Subventionen:Am Ziel vorbei

Subventionen haben einen schlechten Ruf. Sie verzerren den Wettbewerb und schaden allen, sagen selbst die Politiker, die immer wieder neue Hilfen ersinnen.

Norbert Sturm

(SZ vom 16.5. 2003) - Trotz der Vorbehalte nehmen die Staatszuschüsse denn auch eher zu als ab. Der Bund hat für das laufende Jahr 22,83 Milliarden Euro Subventionen geplant, davon 7,95 Milliarden Euro als direkte Finanzhilfen. Der größere Rest entfällt auf Steuervergünstigungen. Sie schlagen beim Fiskus als Mindereinnahmen zu Buch.

Damit werden die im letzten Subventionsbericht von 2001 angedeuteten Sparziele verfehlt. Damals hieß es noch, dass die Bundeshilfen im Berichtszeitraum 1999 bis 2002 um 1,8 Prozent auf 21,4 Milliarden Euro zurückgehen würden. Neuerdings zeigt die Kurve wieder nach oben.

Dieser Trend ist nur schwer zu brechen. Obwohl Parteien und Wirtschaft für einen Subventionsabbau votieren, scheitern Umsetzungsversuche am Egoismus der Empfänger. Keiner will mit gutem Beispiel vorangehen. Die Ministerpräsidenten Peer Steinbrück (SPD, Nordrhein-Westfalen) und Roland Koch (CDU, Hessen) plädieren deshalb für lineare Kürzungen nach der Rasenmähermethode.

Normalerweise ist das in der Finanzpolitik verpönt. Aber anders sind Kürzungen noch schwerer durchsetzbar. Die Diskussion über gute (erhaltenswerte) und schlechte (verzichtbare) Subventionen dreht sich seit Jahren im Kreis, weil Bewertungen nach dem Grad der Betroffenheit variieren.

Bayern favorisiert wegen seiner bäuerlichen Struktur Agrarhilfen, die andere Bundesländer geißeln. Dafür hält das Bergbauland Nordrhein-Westfalen an den umstrittenen Steinkohlesubventionen fest.

Spiel mit Zahlen

Der Mangel an Sparerfolgen hängt aber auch mit Definitionsproblemen zusammen. In den offiziellen Statistiken fehlen viele Zahlungen, weil sie vom Staat nicht als Hilfen, sondern als Öffentliche Aufgaben wegdefiniert werden. Beispielsweise tauchen Milliardenzahlungen an die Bahn in keinem Subventionsbericht auf.

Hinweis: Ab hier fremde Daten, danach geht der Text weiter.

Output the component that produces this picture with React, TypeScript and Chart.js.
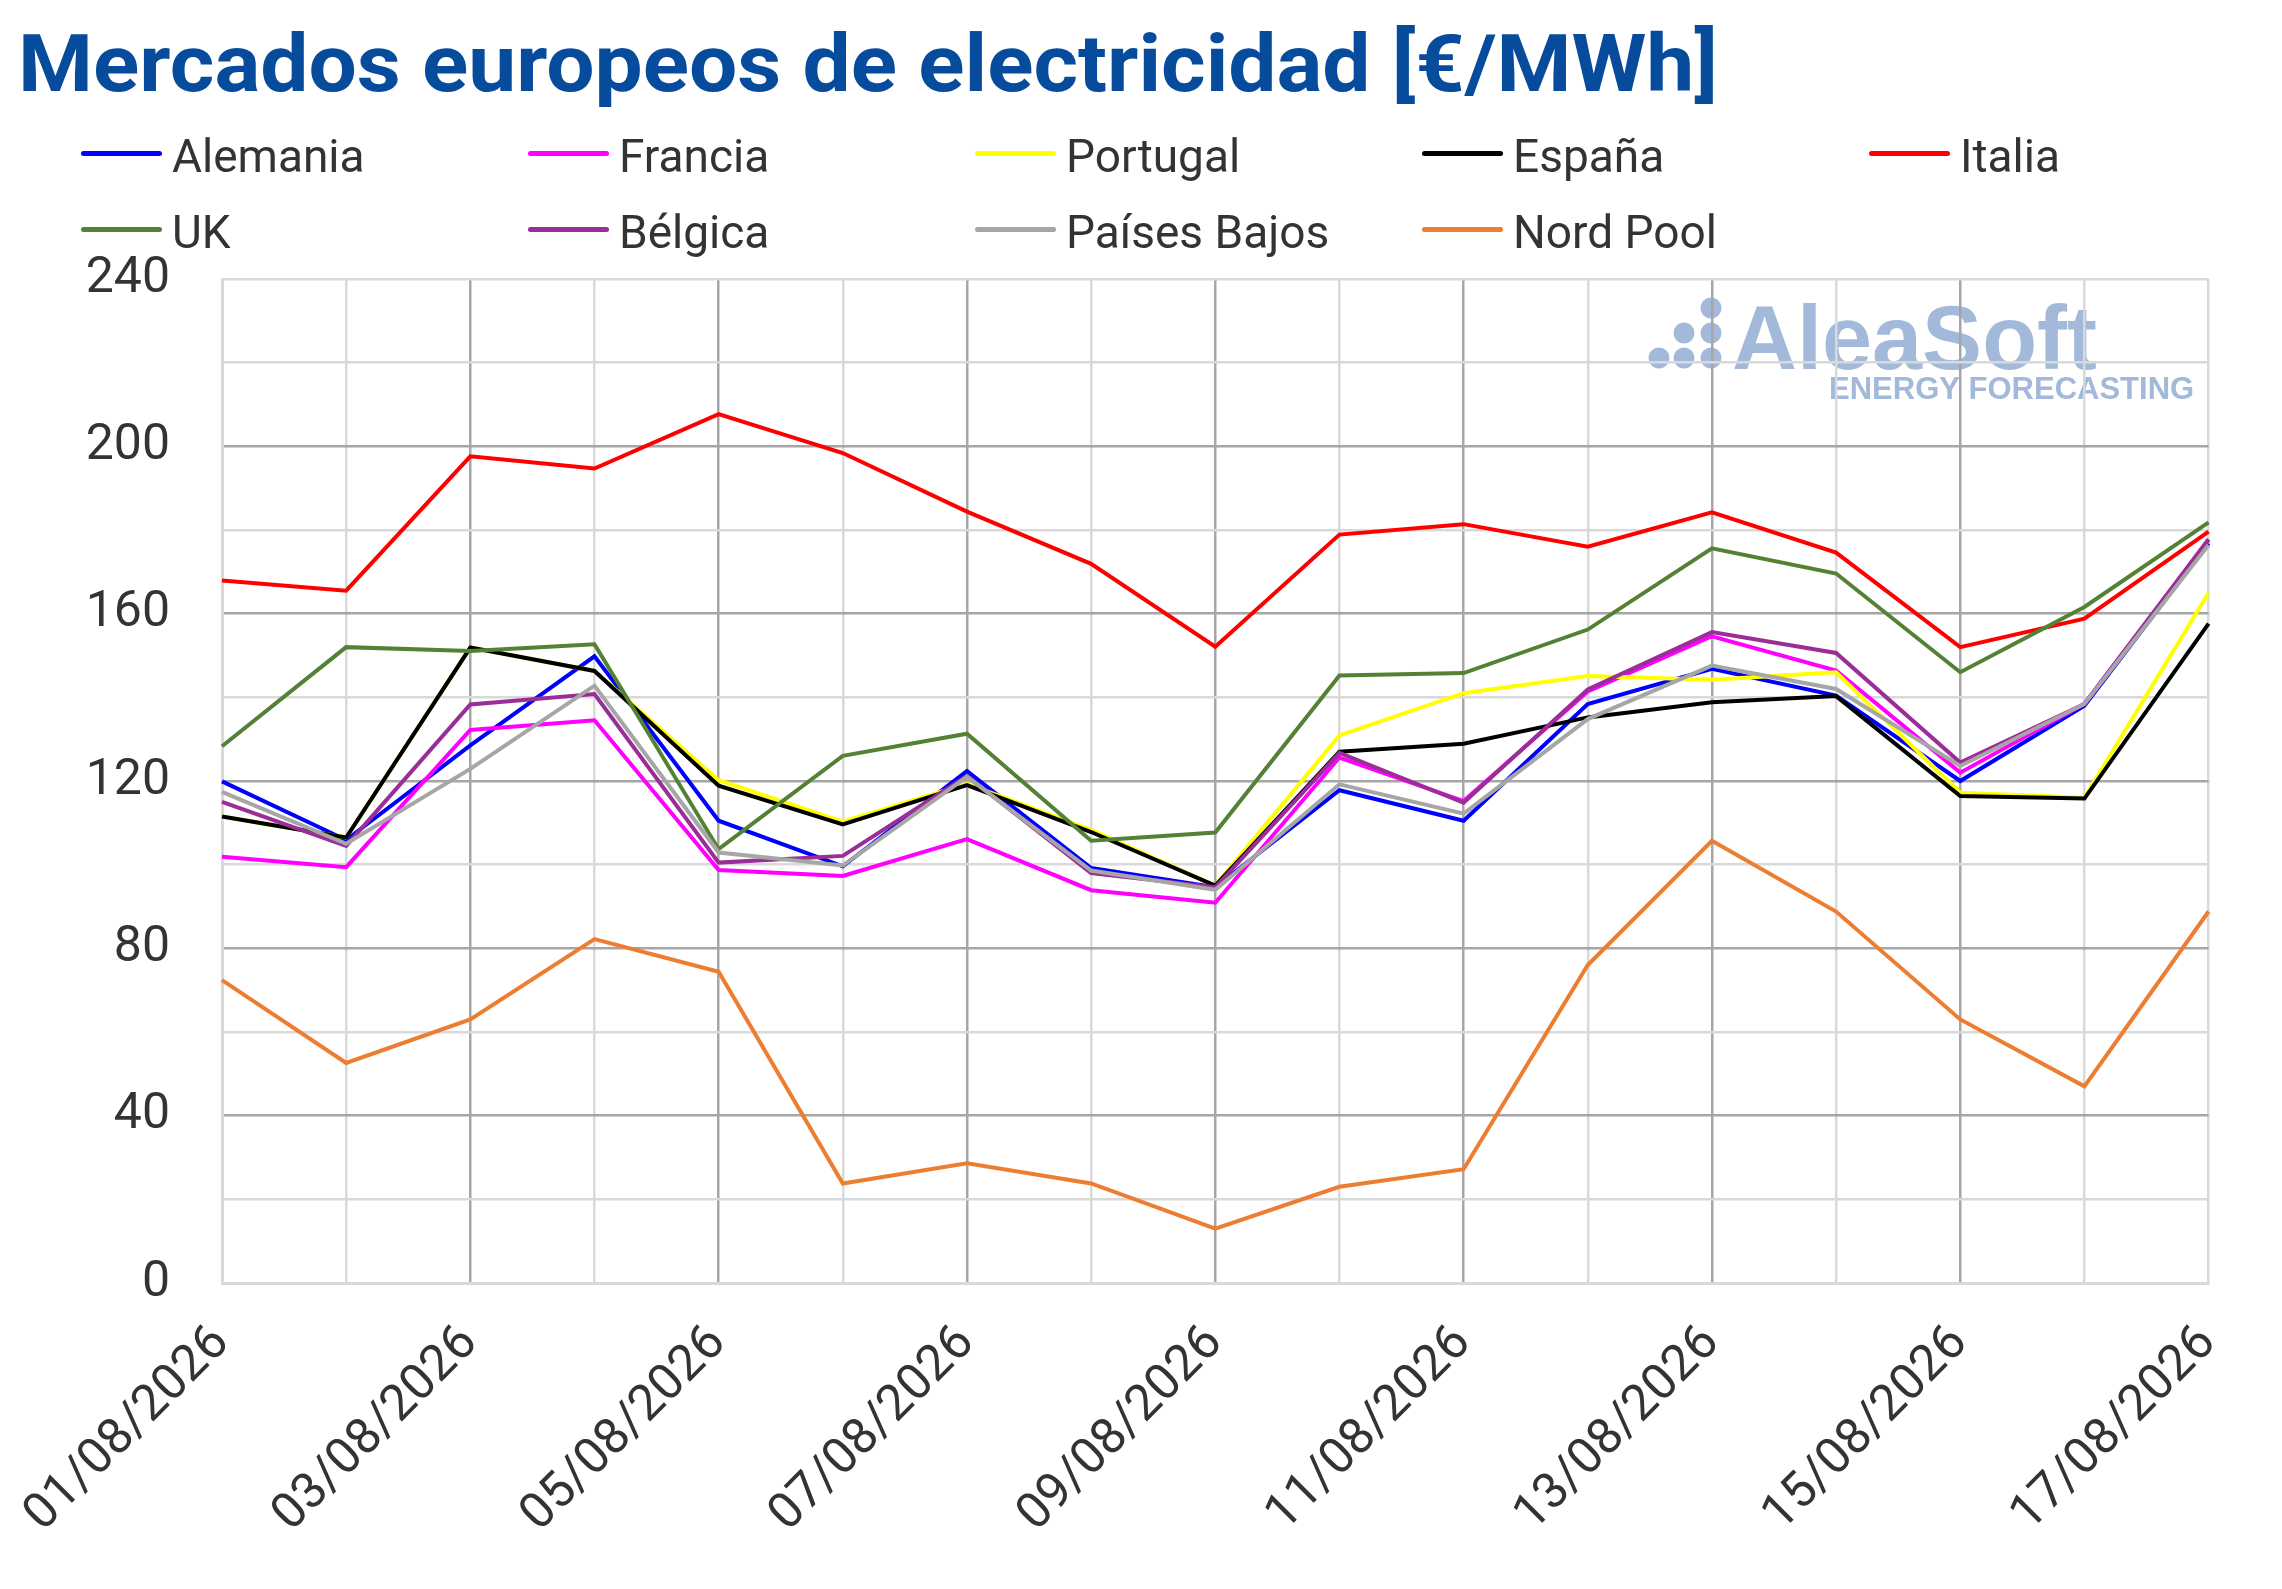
import React, { useEffect, useLayoutEffect, useRef } from "react";
import { Chart, registerables } from "chart.js";

Chart.register(...registerables);

const categories = [
  "01/08/2026", "02/08/2026", "03/08/2026", "04/08/2026", "05/08/2026", "06/08/2026",
  "07/08/2026", "08/08/2026", "09/08/2026", "10/08/2026", "11/08/2026", "12/08/2026",
  "13/08/2026", "14/08/2026", "15/08/2026", "16/08/2026", "17/08/2026",
];

const alemania = [119.9, 105.9, 128.5, 149.8, 110.5, 99.6, 122.4, 99.2, 94.6, 117.8, 110.5, 138.4, 146.8, 140.4, 120.0, 138.0, 176.8];
const francia = [101.9, 99.4, 132.2, 134.5, 98.7, 97.3, 106.1, 93.9, 90.9, 125.6, 115.2, 141.4, 154.6, 146.4, 122.0, 138.4, 177.6];
const portugal = [111.5, 106.5, 151.9, 146.3, 120.2, 110.3, 119.3, 108.3, 95.0, 130.9, 141.0, 145.1, 144.2, 146.0, 117.2, 116.0, 165.0];
const espana = [111.5, 106.5, 151.9, 146.3, 118.9, 109.6, 119.0, 107.8, 95.0, 127.0, 128.9, 135.2, 138.8, 140.3, 116.4, 115.8, 157.6];
const italia = [167.9, 165.5, 197.6, 194.7, 207.7, 198.4, 184.4, 171.9, 152.1, 178.9, 181.4, 176.0, 184.2, 174.6, 152.0, 158.8, 179.6];
const uk = [128.3, 152.0, 151.1, 152.7, 103.7, 126.0, 131.3, 105.7, 107.7, 145.2, 145.8, 156.2, 175.6, 169.6, 146.0, 161.6, 181.8];
const belgica = [115.0, 104.5, 138.3, 140.8, 100.5, 102.1, 121.2, 98.0, 94.6, 126.7, 114.8, 141.9, 155.6, 150.6, 124.4, 138.4, 177.8];
const paisesBajos = [117.4, 105.0, 122.9, 142.8, 102.9, 99.8, 121.0, 98.6, 94.0, 119.2, 112.2, 134.8, 147.6, 142.0, 123.6, 138.4, 176.4];
const nordPool = [72.4, 52.6, 63.0, 82.2, 74.4, 23.8, 28.6, 23.8, 13.0, 23.0, 27.2, 76.0, 105.7, 88.8, 63.0, 47.0, 88.8];

const seriesNames = ["Alemania", "Francia", "Portugal", "España", "Italia", "UK", "Bélgica", "Países Bajos", "Nord Pool"];
const seriesValues = [alemania, francia, portugal, espana, italia, uk, belgica, paisesBajos, nordPool];
const seriesColors = ["#0000ff", "#ff00ff", "#ffff00", "#000000", "#ff0000", "#548235", "#9b2d98", "#a6a6a6", "#ed7d31"];

const yTickLabels = [0, 40, 80, 120, 160, 200, 240];

const titleText = "Mercados europeos de electricidad [€/MWh]";
const logoText = "AleaSoft";
const logoSubText = "ENERGY FORECASTING";

const W = 2282;
const H = 1589;
const AREA = { left: 222, top: 279, right: 2231, bottom: 1283 };
const DARK = "#a6a6a6";
const LIGHT = "#d9d9d9";
const TEXT = "#333333";
const FONT = "Roboto, 'Noto Sans', sans-serif";

const watermark = {
  id: "watermark",
  beforeDraw(chart: any) {
    const ctx = chart.ctx;
    ctx.save();
    ctx.fillStyle = "#a3b9d9";
    const dots = [
      [1659, 358], [1684, 333], [1684, 358], [1711, 308], [1711, 333], [1711, 358],
    ];
    dots.forEach(([x, y]) => {
      ctx.beginPath();
      ctx.arc(x, y, 10.5, 0, Math.PI * 2);
      ctx.fill();
    });
    ctx.textBaseline = "alphabetic";
    ctx.textAlign = "left";
    ctx.font = "bold 90px 'Liberation Sans', Arial, sans-serif";
    ctx.fillText(logoText, 1732, 369);
    ctx.font = "bold 31px 'Liberation Sans', Arial, sans-serif";
    ctx.fillText(logoSubText, 1829, 399);
    ctx.restore();
  },
};

export default function App() {
  const canvasRef = useRef<HTMLCanvasElement | null>(null);
  const titleRef = useRef<HTMLSpanElement | null>(null);

  useLayoutEffect(() => {
    const fit = () => {
      const el = titleRef.current;
      if (!el) return;
      el.style.transform = "none";
      const w = el.getBoundingClientRect().width;
      if (w > 0) el.style.transform = `scaleX(${1700 / w})`;
    };
    fit();
    if ((document as any).fonts && (document as any).fonts.ready) {
      (document as any).fonts.ready.then(fit);
    }
  }, []);

  useEffect(() => {
    if (!canvasRef.current) return;
    const datasets = seriesNames.map((name, i) => ({
      label: name,
      data: seriesValues[i],
      borderColor: seriesColors[i],
      backgroundColor: seriesColors[i],
      borderWidth: 4,
      pointRadius: 0,
      tension: 0,
      fill: false,
      order: seriesNames.length - i,
    }));
    const chart = new Chart(canvasRef.current, {
      type: "line",
      data: { labels: categories, datasets },
      plugins: [watermark],
      options: {
        responsive: false,
        animation: false,
        devicePixelRatio: 1,
        layout: { padding: { top: AREA.top, right: W - AREA.right, left: 0, bottom: 0 } },
        plugins: {
          legend: { display: false },
          title: { display: false },
          tooltip: { enabled: false },
        },
        scales: {
          x: {
            type: "category",
            offset: false,
            grid: {
              color: (c: any) => {
                const i = c.index;
                if (i === 0 || i === categories.length - 1) return LIGHT;
                return i % 2 === 0 ? DARK : LIGHT;
              },
              lineWidth: 2.5,
              drawTicks: false,
            },
            border: { color: LIGHT, width: 3 },
            ticks: {
              autoSkip: false,
              maxRotation: 45,
              minRotation: 45,
              padding: 31,
              color: TEXT,
              font: { family: FONT, size: 50 },
              callback: (_v: any, i: number) => (i % 2 === 0 ? categories[i] : ""),
            },
            afterFit: (s: any) => {
              s.height = H - AREA.bottom;
            },
          },
          y: {
            min: 0,
            max: 240,
            grid: {
              color: (c: any) => {
                const v = c.tick ? c.tick.value : 0;
                if (v === 0 || v === 240) return LIGHT;
                return v % 40 === 0 ? DARK : LIGHT;
              },
              lineWidth: 2.5,
              drawTicks: false,
            },
            border: { color: LIGHT, width: 3 },
            ticks: {
              stepSize: 20,
              padding: 52,
              color: TEXT,
              font: { family: FONT, size: 50 },
              callback: (v: any) => (yTickLabels.includes(Number(v)) ? String(v) : ""),
            },
            afterFit: (s: any) => {
              s.width = AREA.left;
            },
          },
        },
      } as any,
    });
    return () => chart.destroy();
  }, []);

  const legendCols = [81, 528, 975, 1422, 1869];
  const legendRows = [153, 229];

  return (
    <div style={{ position: "absolute", left: 0, top: 0, width: W, height: H, background: "#ffffff", overflow: "hidden" }}>
      <canvas ref={canvasRef} width={W} height={H} style={{ position: "absolute", left: 0, top: 0, width: W, height: H }} />
      <span
        ref={titleRef}
        style={{
          position: "absolute",
          left: 18,
          top: 24,
          fontFamily: FONT,
          fontWeight: 700,
          fontSize: 80,
          lineHeight: 1,
          color: "#074b9c",
          whiteSpace: "nowrap",
          transformOrigin: "left top",
          display: "inline-block",
        }}
      >
        {titleText}
      </span>
      {seriesNames.map((name, i) => {
        const row = i < 5 ? 0 : 1;
        const col = i < 5 ? i : i - 5;
        const cy = legendRows[row];
        const x = legendCols[col];
        return (
          <div key={name} style={{ position: "absolute", left: x, top: cy - 30, height: 60, display: "flex", alignItems: "center" }}>
            <div style={{ width: 81, height: 5, borderRadius: 3, background: seriesColors[i] }} />
            <span
              style={{
                marginLeft: 10,
                fontFamily: FONT,
                fontSize: 46,
                lineHeight: 1,
                color: TEXT,
                whiteSpace: "nowrap",
                position: "relative",
                top: 3,
              }}
            >
              {name}
            </span>
          </div>
        );
      })}
    </div>
  );
}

Sie gelten als staatliche Verpflichtungen für den Infrastrukturbereich.

Auch nimmt der Bund Zuschüsse für aktive Arbeitsmarktpolitik, Zuwendungen an Krankenhäuser und Kindergärten oder Wohngeld nicht in die Liste auf.

Ähnliche Schwierigkeiten treten bei Zuschüssen von Ländern und Gemeinden auf. Dabei bringen deren Hilfen zweimal mehr auf die Waage als die des Bundes. Zusammen ergab das für das Jahr 2002 einen Subventionsbetrag von 58 Milliarden Euro.

Doch das ist nur die halbe Wahrheit. Das Kieler Institut für Weltwirtschaft kommt auf eine dreimal höhere Summe. Wo immer der Staat sich in Aufgaben einmischt, die der Markt besser lösen kann, handelt es sich um eine Subvention, sagen die Kieler Ökonomen.

Nach deren Rechnung bezuschussen Bund, Länder und Gemeinden ihre Bürger und die Wirtschaft direkt oder indirekt jährlich mit 156 Milliarden Euro. Das sind 35 Prozent des Steueraufkommens oder 7,5 Prozent des deutschen Brutto- inlandsproduktes.

Die direkten Finanzhilfen sind dabei mit 116 Milliarden Euro fast dreimal größer als die indirekt wirkenden Steuererleichterungen, die beim Fiskus zu 40 Milliarden Euro Mindereinnahmen führen. Den größten Einzelposten bei den direkten Finanzhilfen macht der Steinkohlebergbau mit jährlich drei Milliarden Euro aus.

Die Wohnungswirtschaft erhält zwar einen sechsmal höheren Betrag, aber aus drei verschiedenen Töpfen. Dazu kommen 9,5 Milliarden Euro Steuervergünstigungen in Gestalt der Eigenheimzulage.

Den drittgrößten Posten der indirekten Hilfen bilden nach der Stromwirtschaft, die 3,2Milliarden Euro erhält, Lohnvorteile als Steuerbefreiungen von Nachtzuschlägen für Arbeitnehmer (zwei Milliarden Euro).